DCGAN tutorial generator backprop confusion

Hello, i’m learning pytorch and confused about how the loss works in the DCGAN tutorial -

the discriminator has 2 outputs (real or fake) so i understand how the loss is calculated here and the backprop of this information

the generator produces an output of size 3x64x64 but also effectively gets a loss based on how many times it fooled the discriminator. I don’t understand how this single loss value number is back propped into the 3x64x64 output. i’ve clearly missed something important !!

any guidance would be greatly appreciated. thanks

So, training a GAN model is broken into two steps:

  1. Updating the Discriminator (while the generator is frozen)
  2. Updating the generator (while the discriminator is frozen)

These two steps alternate at each step, and during the update-step for the discriminator, the generator is frozen, and similarly, during the update-step for the generator, the discriminator, the generator is frozen.

Since your question is about the generator, for computing the loss for training the generator, we feed the input (can be a latent vector, or sometimes an input image) to the generator, and we get output x_syn.

For example, if G is our generator, and it’s input is latent vector z, then x_syn = G(z). Now, we feed the synthesized image (or also called fake image) x_syn to the discriminator to get output = D(x_syn). But here D is frozen so that we do not change the gradients of D. Then, we compute the loss associated with this fake (synthesized) image: g_loss = criterion(output, labels), where labels are the labels for real images. Since, we expect the generator to generate real-looking images.

Now, calling .backward on g_loss, will calculate the gradients of the generator network G, since for computing g_loss, the discriminator was frozen (as mentioned above). And these gradients will update the generator network.

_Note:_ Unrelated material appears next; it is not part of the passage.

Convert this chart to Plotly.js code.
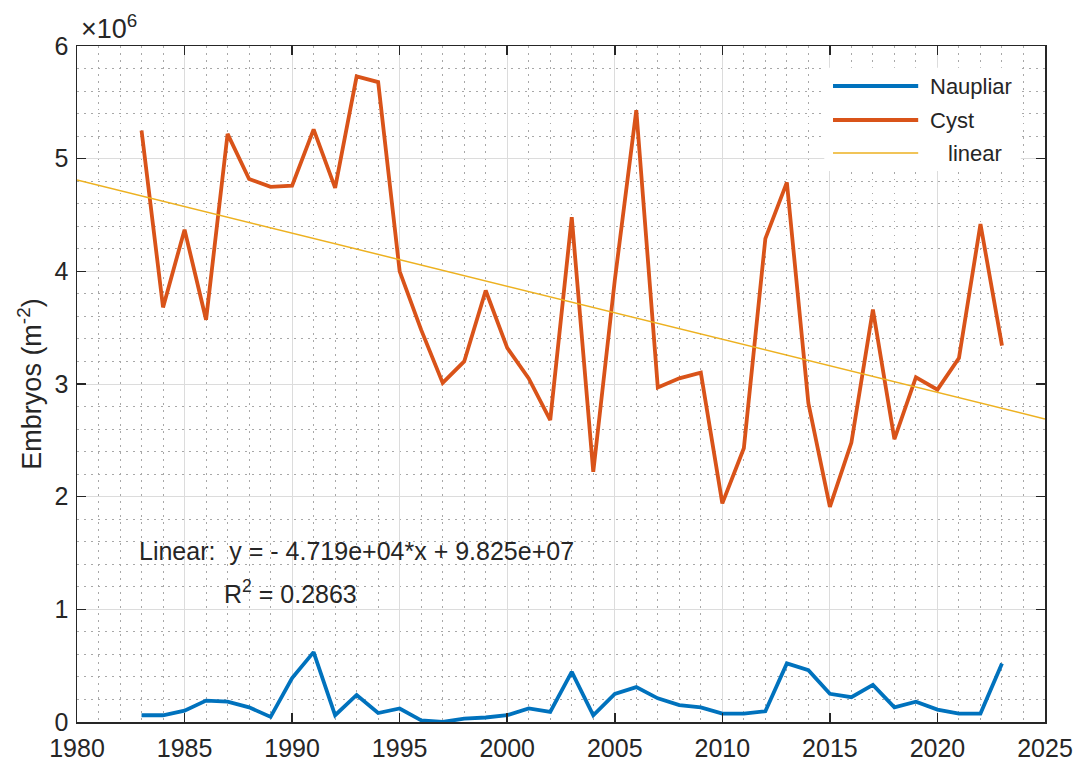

Note that even if you do not freeze the discriminator, since only the parameters of the generator are passed to the optimizer optim_g, calling optim_g.step() will not affect the parameters of the discriminator. However, it is more efficient to freeze the discriminator nework when we intend to update the generator.

thanks, that’s a bit clearer.

i think i need to understand exactly what a gradient is and how it’s applied. what is the dimension of a gradient ?

The gradients have the same dimensions as the parameters. So basically, for each parameter in the network, there is one value which determines how to update that corresponding parameter.

right. got it. thanks for all your help :slight_smile: